Heathcliff and Cathy are haunted by each other; each sees the other as inseparable from his or her being. As Catherine tells Nelly Dean:

"Nelly, I am HeathcliffHe's always, always in my mindnot as a pleasure, any more than I am always a pleasure to myselfbut as my own beingso, don't talk of our separation again: it is impracticable." (9.101)

This confession is one of the novel's most famous lines, because it so poignantly expresses the nature of Heathcliff and Catherine's love: this love is not the stuff of Valentine's Day cards. It's beyond the physical, transcending all else. Heathcliff tells Nelly:

"I cannot look down to this floor, but her features are shaped on the flags! In every cloud, in every tree filling the air at night, and caught by glimpses in every object by day... my own features mock me with a resemblance. The entire world is a dreadful collection of memoranda that she did exist, and that I have lost her." (33.62)
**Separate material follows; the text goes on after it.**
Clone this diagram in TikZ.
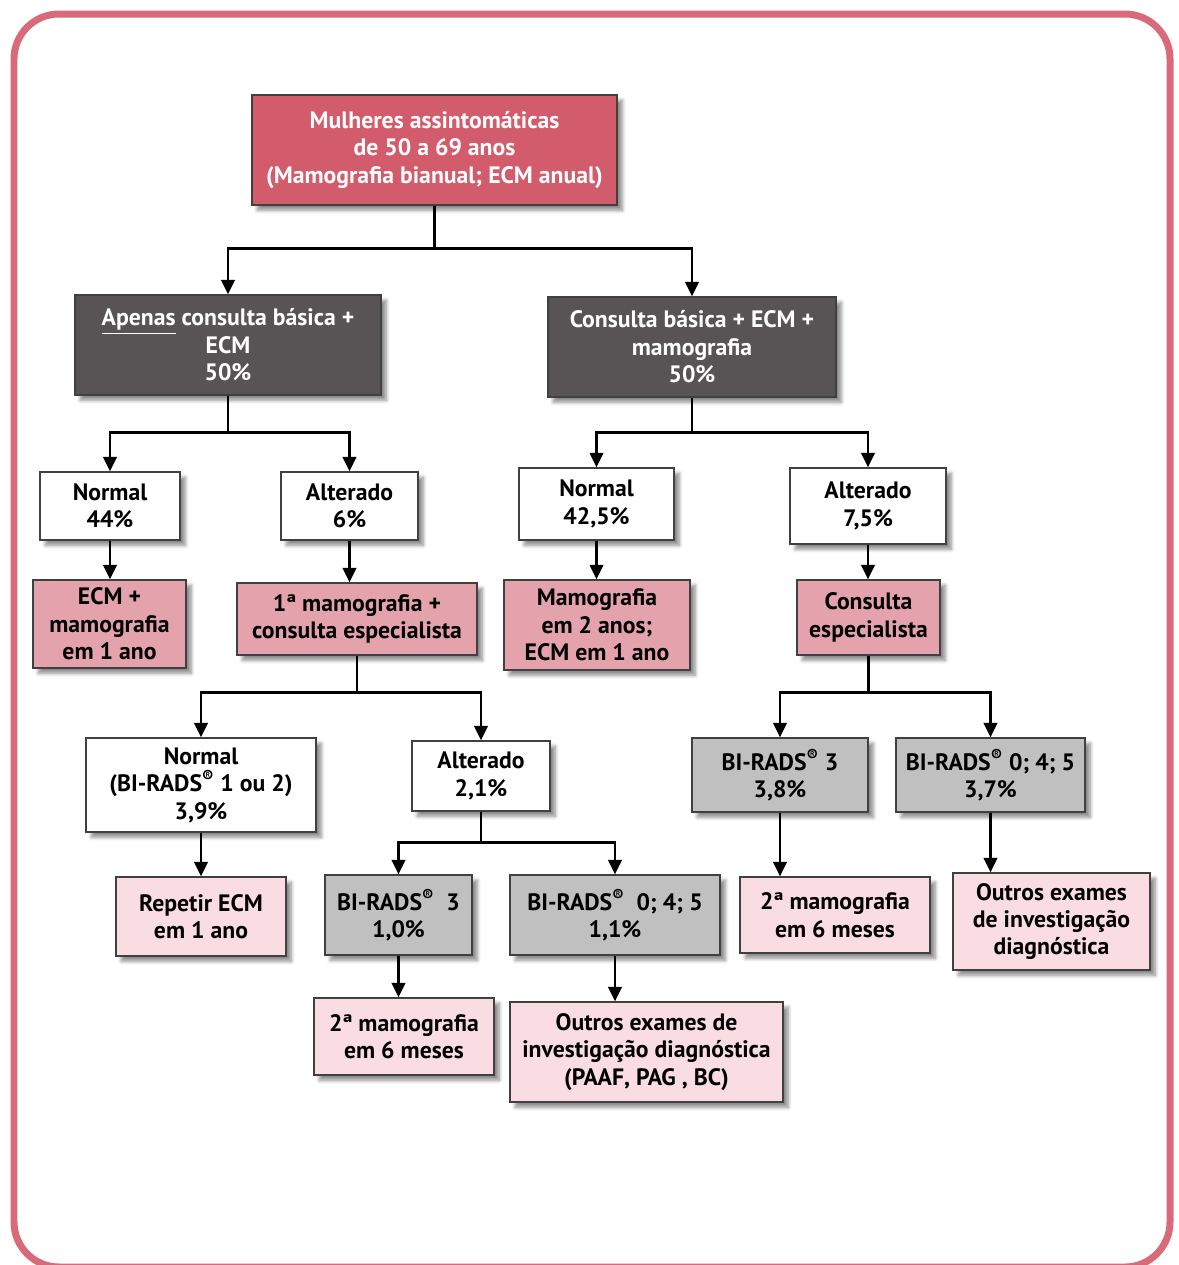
\documentclass[tikz,border=0pt]{standalone}
\usepackage{fontspec}
\setmainfont{PT Sans}
\usepackage{tikz}
\usetikzlibrary{arrows.meta,calc,shadows.blur}

\definecolor{framepink}{RGB}{217,106,122}
\definecolor{redbox}{RGB}{210,92,108}
\definecolor{darkbox}{RGB}{88,84,86}
\definecolor{midpink}{RGB}{228,162,172}
\definecolor{lightpink}{RGB}{250,221,226}
\definecolor{greybox}{RGB}{192,192,192}

\begin{document}
\begin{tikzpicture}[x=0.02cm,y=-0.02cm,
  font=\fontsize{13.5}{15.6}\selectfont\bfseries,
  box/.style={draw=black!75,line width=0.7pt,align=center,inner sep=2pt,
    blur shadow={shadow xshift=3pt,shadow yshift=-3pt,shadow blur steps=6,shadow opacity=45}},
  sz/.style 2 args={minimum width=#1*0.02cm,minimum height=#2*0.02cm},
  top/.style={box,fill=redbox,text=white},
  dark/.style={box,fill=darkbox,text=white},
  plain/.style={box,fill=white},
  mid/.style={box,fill=midpink},
  soft/.style={box,fill=lightpink},
  grey/.style={box,fill=greybox},
  arr/.style={line width=0.05cm,-{Triangle[length=0.29cm,width=0.27cm]}}]

\useasboundingbox (0,0) rectangle (1178,1265);
\draw[framepink,line width=0.14cm,rounded corners=0.9cm] (14,14) rectangle (1170,1267);

\node[top,sz={365}{110}] (a1) at (434.5,150) {Mulheres assintomáticas\\de 50 a 69 anos\\(Mamografia bianual; ECM anual)};

\node[dark,sz={306}{100}] (b1) at (228,345) {\underline{Apenas} consulta básica +\\ECM\\50\%};
\node[dark,sz={288}{100}] (b2) at (692,347) {Consulta básica + ECM +\\mamografia\\50\%};

\node[plain,sz={140}{68}] (c1) at (110,506) {Normal\\44\%};
\node[plain,sz={137}{68}] (c2) at (349.5,506) {Alterado\\6\%};
\node[plain,sz={155}{72}] (c3) at (596.5,504) {Normal\\42,5\%};
\node[plain,sz={156}{76}] (c4) at (868,506) {Alterado\\7,5\%};

\node[mid,sz={153}{88}] (d1) at (109.5,624) {ECM +\\mamografia\\em 1 ano};
\node[mid,sz={240}{72}] (d2) at (357,619) {1ª mamografia +\\consulta especialista};
\node[mid,sz={186}{90}] (d3) at (597,625) {Mamografia\\em 2 anos;\\ECM em 1 ano};
\node[mid,sz={143}{75}] (d4) at (868.5,617.5) {Consulta\\especialista};

\node[plain,sz={230}{94}] (e1) at (201,785) {Normal\\(BI-RADS\textsuperscript{®} 1 ou 2)\\3,9\%};
\node[plain,sz={138}{70}] (e2) at (481,776) {Alterado\\2,1\%};
\node[grey,sz={176}{74}] (e3) at (780,775) {BI-RADS\textsuperscript{®} 3\\3,8\%};
\node[grey,sz={189}{74}] (e4) at (990.5,775) {BI-RADS\textsuperscript{®} 0; 4; 5\\3,7\%};

\node[soft,sz={170}{79}] (f1) at (201,916.5) {Repetir ECM\\em 1 ano};
\node[grey,sz={147}{80}] (f2) at (398.5,915) {BI-RADS\textsuperscript{®}\ \ 3\\1,0\%};
\node[grey,sz={210}{80}] (f3) at (615,915) {BI-RADS\textsuperscript{®}\ \ 0; 4; 5\\1,1\%};
\node[soft,sz={190}{76}] (f4) at (835,915) {2ª mamografia\\em 6 meses};
\node[soft,sz={197}{97}] (f5) at (1051.5,921.5) {Outros exames\\de investigação\\diagnóstica};

\node[soft,sz={180}{77}] (g1) at (404,1036.5) {2ª mamografia\\em 6 meses};
\node[soft,sz={273}{100}] (g2) at (646.5,1052) {Outros exames de\\investigação diagnóstica\\(PAAF, PAG , BC)};

% branches
\foreach \p/\c/\h in {a1/b1/43,a1/b2/43,b1/c1/37,b1/c2/37,b2/c3/35,b2/c4/35,
    d2/e1/37,d2/e2/37,d4/e3/37,d4/e4/37,e2/f2/31,e2/f3/31}
  \draw[arr] (\p.south) -- ++(0,\h) -| (\c.north);

% single steps
\foreach \p/\c in {c1/d1,c2/d2,c3/d3,c4/d4,e1/f1,e3/f4,e4/f5,f2/g1,f3/g2}
  \draw[arr] (\p.south) -- (\p.south |- \c.north);

\end{tikzpicture}
\end{document}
Heathcliff and Cathy see themselves as one and the same, which is interesting considering how big of a deal everyone else makes about Heathcliff's "otherness": his swarthy complexion and low social standing. Cathy doesn't care about any of these differences; her love renders them meaningless.

But this closeness also leads to one of the biggest problems in the novel. Because Catherine considers Heathcliff to be a part of her, she does not see her marriage to Edgar as a separation from Heathcliff. For Heathcliff, though, soulmates should be together. Her death only increases his obsession, and he goes so far to have the sexton dig up her grave so he can catch one last glimpse of her.

While he can be a horrible brute, it's easy to pity Heathcliff. After all, he finds his perfect love and she goes off to marry a stiff like Edgar Linton. Does Brontë intend for us to like Heathcliff? It's hard to tell. Emily's sister Charlotte wrote that "Heathcliff, indeed, stands unredeemed; never once swerving in his arrow-straight course to perdition" (Charlotte Brontë, "Editor's Preface to the New Edition of Wuthering Heights").

And we have to say that there's something really magnetic about a guy who takes an "arrow-straight course," whether it's to perdition or elsewhere.